- **Task objective**: Skipping all pictures, set down the lines of the listing from the first through the one with "from matplotlib.ticker import".

Charts and diagrams as code:
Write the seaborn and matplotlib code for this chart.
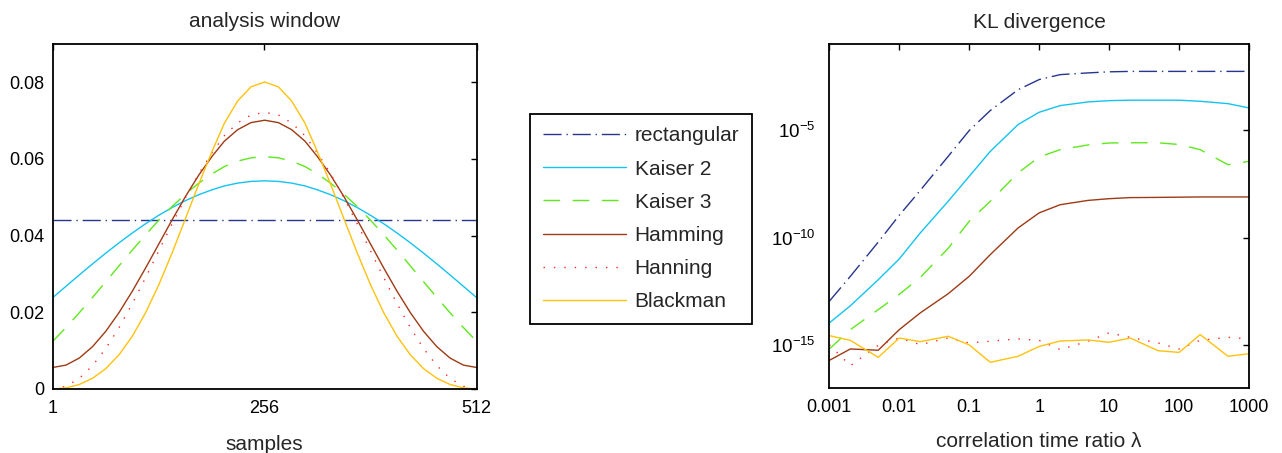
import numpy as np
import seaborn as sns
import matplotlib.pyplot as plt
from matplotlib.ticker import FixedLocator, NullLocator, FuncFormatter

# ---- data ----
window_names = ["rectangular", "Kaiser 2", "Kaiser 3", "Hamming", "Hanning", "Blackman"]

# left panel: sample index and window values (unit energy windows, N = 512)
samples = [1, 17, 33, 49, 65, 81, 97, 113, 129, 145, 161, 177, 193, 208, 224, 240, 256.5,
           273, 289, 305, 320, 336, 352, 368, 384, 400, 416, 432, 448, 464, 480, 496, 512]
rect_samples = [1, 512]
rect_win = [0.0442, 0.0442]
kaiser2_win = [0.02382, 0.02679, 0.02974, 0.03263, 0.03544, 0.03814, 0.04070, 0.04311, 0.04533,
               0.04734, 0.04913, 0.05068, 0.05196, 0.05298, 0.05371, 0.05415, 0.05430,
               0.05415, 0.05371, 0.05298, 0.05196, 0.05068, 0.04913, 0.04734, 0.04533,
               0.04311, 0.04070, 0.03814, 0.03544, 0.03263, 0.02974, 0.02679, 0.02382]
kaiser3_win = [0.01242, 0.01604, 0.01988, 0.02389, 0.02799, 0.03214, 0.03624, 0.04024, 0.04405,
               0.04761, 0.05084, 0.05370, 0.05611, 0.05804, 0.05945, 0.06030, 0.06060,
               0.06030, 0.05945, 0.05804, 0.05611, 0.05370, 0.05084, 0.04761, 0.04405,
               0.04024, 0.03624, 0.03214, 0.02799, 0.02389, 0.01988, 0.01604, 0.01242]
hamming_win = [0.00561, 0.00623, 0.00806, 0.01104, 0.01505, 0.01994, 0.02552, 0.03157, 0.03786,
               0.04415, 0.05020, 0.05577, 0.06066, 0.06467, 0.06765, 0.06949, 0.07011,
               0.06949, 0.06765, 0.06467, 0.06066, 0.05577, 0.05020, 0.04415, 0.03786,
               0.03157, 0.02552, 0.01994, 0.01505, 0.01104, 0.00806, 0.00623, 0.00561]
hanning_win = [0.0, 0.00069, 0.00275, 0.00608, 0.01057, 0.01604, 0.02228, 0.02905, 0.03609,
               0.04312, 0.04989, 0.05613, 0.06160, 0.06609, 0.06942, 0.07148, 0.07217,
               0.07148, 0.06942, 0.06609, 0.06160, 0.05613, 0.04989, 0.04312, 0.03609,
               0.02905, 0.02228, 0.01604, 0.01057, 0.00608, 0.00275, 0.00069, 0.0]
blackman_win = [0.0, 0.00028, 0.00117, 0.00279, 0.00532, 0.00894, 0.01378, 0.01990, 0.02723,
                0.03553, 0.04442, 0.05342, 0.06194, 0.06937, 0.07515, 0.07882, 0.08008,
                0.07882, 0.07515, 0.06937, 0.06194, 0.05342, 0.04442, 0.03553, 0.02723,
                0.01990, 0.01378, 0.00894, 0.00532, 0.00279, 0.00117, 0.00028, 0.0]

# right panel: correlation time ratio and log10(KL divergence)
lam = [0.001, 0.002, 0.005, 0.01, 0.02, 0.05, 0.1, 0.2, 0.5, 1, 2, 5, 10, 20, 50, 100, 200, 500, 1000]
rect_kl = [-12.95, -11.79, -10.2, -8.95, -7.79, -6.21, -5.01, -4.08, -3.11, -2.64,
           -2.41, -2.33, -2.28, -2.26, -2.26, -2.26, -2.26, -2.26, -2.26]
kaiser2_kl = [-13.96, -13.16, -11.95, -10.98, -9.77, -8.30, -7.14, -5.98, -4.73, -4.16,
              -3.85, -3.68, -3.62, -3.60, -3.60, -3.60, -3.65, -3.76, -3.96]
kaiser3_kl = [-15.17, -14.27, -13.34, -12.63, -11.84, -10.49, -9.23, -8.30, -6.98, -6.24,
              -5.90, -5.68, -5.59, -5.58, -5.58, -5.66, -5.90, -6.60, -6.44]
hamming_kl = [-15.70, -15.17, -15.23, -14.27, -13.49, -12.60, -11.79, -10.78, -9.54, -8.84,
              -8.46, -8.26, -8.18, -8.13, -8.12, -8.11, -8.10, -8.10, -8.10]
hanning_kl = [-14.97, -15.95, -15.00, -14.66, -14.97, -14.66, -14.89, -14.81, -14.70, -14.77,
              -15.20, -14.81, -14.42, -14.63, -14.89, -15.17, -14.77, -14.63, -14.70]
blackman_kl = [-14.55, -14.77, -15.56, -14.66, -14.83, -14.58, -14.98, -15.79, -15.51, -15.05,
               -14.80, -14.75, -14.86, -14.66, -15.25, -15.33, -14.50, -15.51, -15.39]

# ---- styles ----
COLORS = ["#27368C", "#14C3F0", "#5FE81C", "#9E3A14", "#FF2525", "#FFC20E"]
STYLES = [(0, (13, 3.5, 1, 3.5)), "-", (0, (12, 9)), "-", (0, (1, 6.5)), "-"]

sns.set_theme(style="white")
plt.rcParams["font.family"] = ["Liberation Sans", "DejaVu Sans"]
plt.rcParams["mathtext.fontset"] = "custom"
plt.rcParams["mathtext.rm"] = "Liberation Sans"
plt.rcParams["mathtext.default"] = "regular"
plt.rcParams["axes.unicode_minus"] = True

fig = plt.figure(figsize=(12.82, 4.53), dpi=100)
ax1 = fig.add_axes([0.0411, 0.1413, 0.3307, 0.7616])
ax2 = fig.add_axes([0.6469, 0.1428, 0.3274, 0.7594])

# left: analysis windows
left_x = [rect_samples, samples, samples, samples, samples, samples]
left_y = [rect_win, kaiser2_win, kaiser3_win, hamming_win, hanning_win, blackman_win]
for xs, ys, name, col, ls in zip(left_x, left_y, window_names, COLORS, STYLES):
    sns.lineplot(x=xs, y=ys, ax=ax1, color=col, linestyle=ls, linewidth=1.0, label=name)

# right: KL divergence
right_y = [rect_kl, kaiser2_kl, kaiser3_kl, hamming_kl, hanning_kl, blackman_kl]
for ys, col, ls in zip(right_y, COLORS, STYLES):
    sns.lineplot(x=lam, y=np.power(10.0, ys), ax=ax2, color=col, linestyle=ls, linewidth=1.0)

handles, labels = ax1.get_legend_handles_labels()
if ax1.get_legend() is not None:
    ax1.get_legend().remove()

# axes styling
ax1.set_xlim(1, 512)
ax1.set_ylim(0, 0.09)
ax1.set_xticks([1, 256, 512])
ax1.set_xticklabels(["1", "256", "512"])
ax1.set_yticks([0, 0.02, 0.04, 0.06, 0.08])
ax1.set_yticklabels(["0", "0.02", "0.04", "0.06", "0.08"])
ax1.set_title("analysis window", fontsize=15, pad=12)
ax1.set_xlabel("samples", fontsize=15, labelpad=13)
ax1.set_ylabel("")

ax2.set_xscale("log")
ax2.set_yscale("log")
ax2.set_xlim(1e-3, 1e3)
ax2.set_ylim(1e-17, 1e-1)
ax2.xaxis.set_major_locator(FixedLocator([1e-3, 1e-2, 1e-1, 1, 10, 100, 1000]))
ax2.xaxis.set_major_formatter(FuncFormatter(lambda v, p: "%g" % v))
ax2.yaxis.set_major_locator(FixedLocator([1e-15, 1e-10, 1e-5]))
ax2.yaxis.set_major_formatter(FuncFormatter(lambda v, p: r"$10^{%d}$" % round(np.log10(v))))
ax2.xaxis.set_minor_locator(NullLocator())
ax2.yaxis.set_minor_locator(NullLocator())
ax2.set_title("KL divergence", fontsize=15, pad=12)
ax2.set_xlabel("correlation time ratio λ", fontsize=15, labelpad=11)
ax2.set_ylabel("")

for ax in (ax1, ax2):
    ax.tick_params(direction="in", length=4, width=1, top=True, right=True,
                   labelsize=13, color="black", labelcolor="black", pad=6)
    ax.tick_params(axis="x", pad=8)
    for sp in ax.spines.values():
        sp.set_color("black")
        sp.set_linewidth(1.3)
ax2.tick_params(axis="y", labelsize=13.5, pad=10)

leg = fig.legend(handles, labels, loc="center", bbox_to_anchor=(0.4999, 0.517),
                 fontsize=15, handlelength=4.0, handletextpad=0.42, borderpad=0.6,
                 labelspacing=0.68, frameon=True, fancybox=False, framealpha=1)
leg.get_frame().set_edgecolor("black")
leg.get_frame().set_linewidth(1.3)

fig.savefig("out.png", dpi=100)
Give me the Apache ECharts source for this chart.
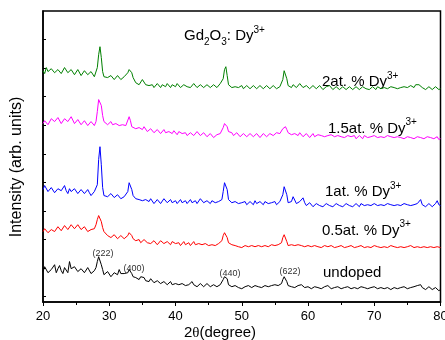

- **Solution for this problem**:
Write the seaborn and matplotlib code for this chart.
import numpy as np
import seaborn as sns
import matplotlib.pyplot as plt
from matplotlib.ticker import FixedLocator, NullLocator, FuncFormatter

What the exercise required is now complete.